Quelle poltrone già occupate (in attesa delle elezioni)

07 Set 2012

Michele Ainis

Domanda: ma noi italiani, quando abbiamo votato? Possibile che ci abbiano convocato in massa ai seggi, senza che nessuno più se ne rammenti? Perché delle due l’una: o i sondaggi hanno rimpiazzato le elezioni; oppure gli eletti hanno rimpiazzato gli elettori

Al Quirinale abita un signore, e starà lì per nove mesi ancora. Ma intanto i partiti già trattano sul prossimo inquilino: Monti, Prodi, Bindi, Schifani, Gianni Letta. Oppure Casini, perché no?
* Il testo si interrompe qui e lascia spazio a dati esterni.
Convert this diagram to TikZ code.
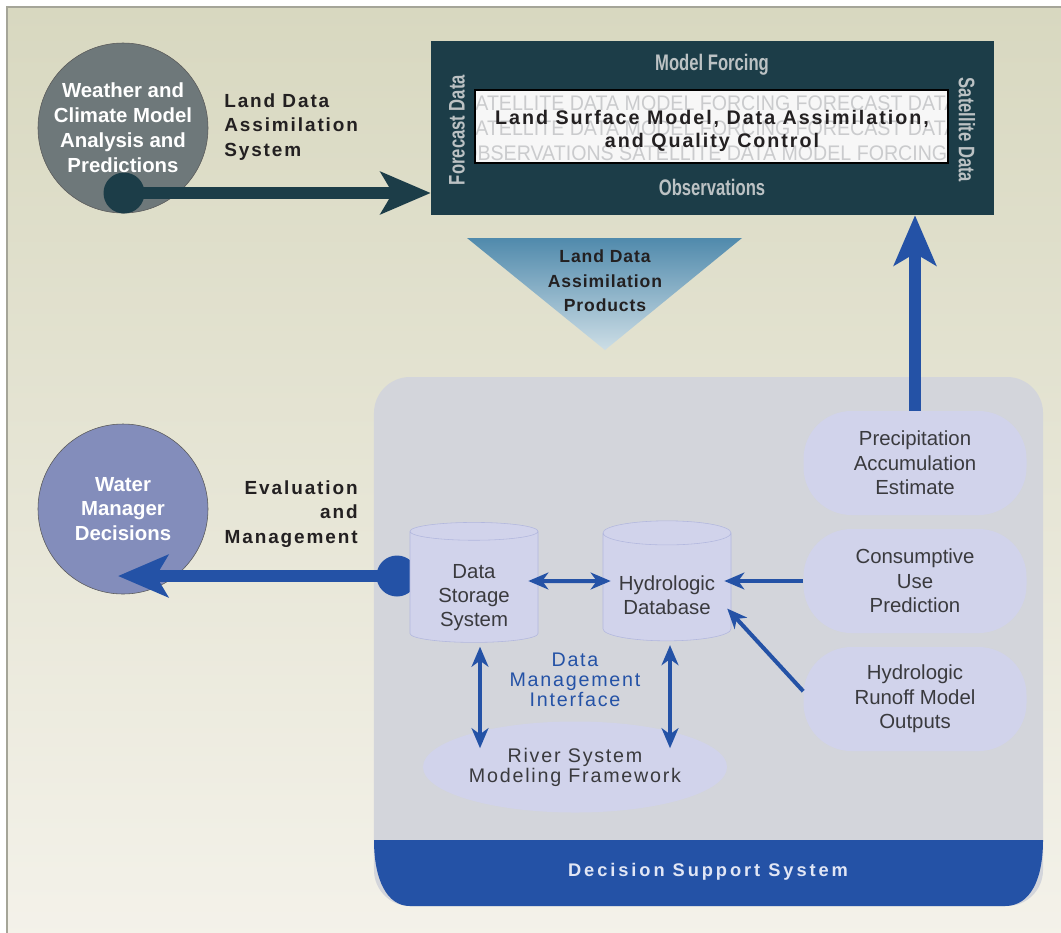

Pare che sia proprio questo il cemento dell’accordo elettorale fra lui e Bersani: a me il Colle, a te Palazzo Chigi. Anche lo scranno più alto della Camera al momento è occupato come una linea telefonica, però in questo caso sembra ci siano pochi dubbi sul futuro presidente: è in corsa Veltroni, benché Franceschini ci avesse fatto un pensierino.
Pazienza, Franceschini potrà sempre consolarsi con la segreteria del Partito democratico, dato che i posti di governo sono già tutti appaltati. D’Alema agli Esteri. Enrico Letta allo Sviluppo. Bersani all’Economia, oltre che alla presidenza del Consiglio. Veltroni alla Cultura, se putacaso Montecitorio andasse in fumo. Fioroni al ministero di Nonsisachecosa.
Naturalmente si tratta di indiscrezioni, d’ipotesi tutte da verificare, benché rimbalzino da giorni su vari quotidiani. E naturalmente gli interessati negano, sia pure con un sorriso un po’ stirato. Prove, d’altronde, non ne abbiamo. Non è una prova, ma casomai un sospetto, quello avanzato da Matteo Renzi, che spiega l’improvvisa tregua fra le correnti democratiche con un patto sull’organigramma di governo. È impossibile smentire tuttavia che ormai si ragiona a voce alta sulla data delle prossime elezioni: saranno a marzo, con un breve anticipo sulla durata della legislatura. Peccato che lo scioglimento delle Camere lo decida il capo dello Stato, non i segretari di partito. È altrettanto impossibile chiudere gli occhi sullo scoglio che ha fatto arenare la riforma della legge elettorale: in che misura dovrà vincere il nuovo vincitore? Siccome la palma del trionfo parrebbe spettare al Pd, quest’ultimo pretende un premio di maggioranza gonfio come un panettone, il Pdl è disposto a concedere tutt’al più un panino.
Domanda: ma noi italiani, quando abbiamo votato? Possibile che ci abbiano convocato in massa ai seggi, senza che nessuno più se ne rammenti? Perché delle due l’una: o i sondaggi hanno rimpiazzato le elezioni; oppure gli eletti hanno rimpiazzato gli elettori. Ed è un bel guaio, per noi ma anche per loro. Mai fare i conti senza l’oste, benché di questi tempi le cucine siano vuote. Metti che alla fine della giostra il primo partito sventoli il faccione di Grillo sulle proprie bandiere: difficile, ma niente affatto impossibile. In questo caso lui dovrà dire grazie (per il premio di maggioranza), mentre tutti gli altri dovranno chiedergli la grazia (per non restare in minoranza). E le preferenze, che reclamano a gran voce gli ex An del centrodestra? Sicuro che poi loro, nel segreto dell’urna, sarebbero i nostri preferiti?
La politica è l’arte di impedire alla gente d’impicciarsi di ciò che la riguarda, diceva Valéry. In tale arte i politici italiani sono maestri conclamati. E tuttavia è ancora un’altra la loro colpa principale. Perché hanno lo sguardo corto, come d’altronde tutta la classe dirigente che ci ha mandato in bancarotta. Perché ragionano con la testa nel passato. Ma le prossime elezioni — ha osservato Luca Ricolfi sulla Stampa — non saranno più una gara fra la destra e la sinistra. No, adesso la partita si gioca fra il vecchio e il nuovo, come nel 1992. E si gioca per i posteri, anche se i partiti hanno a cuore solo i posti.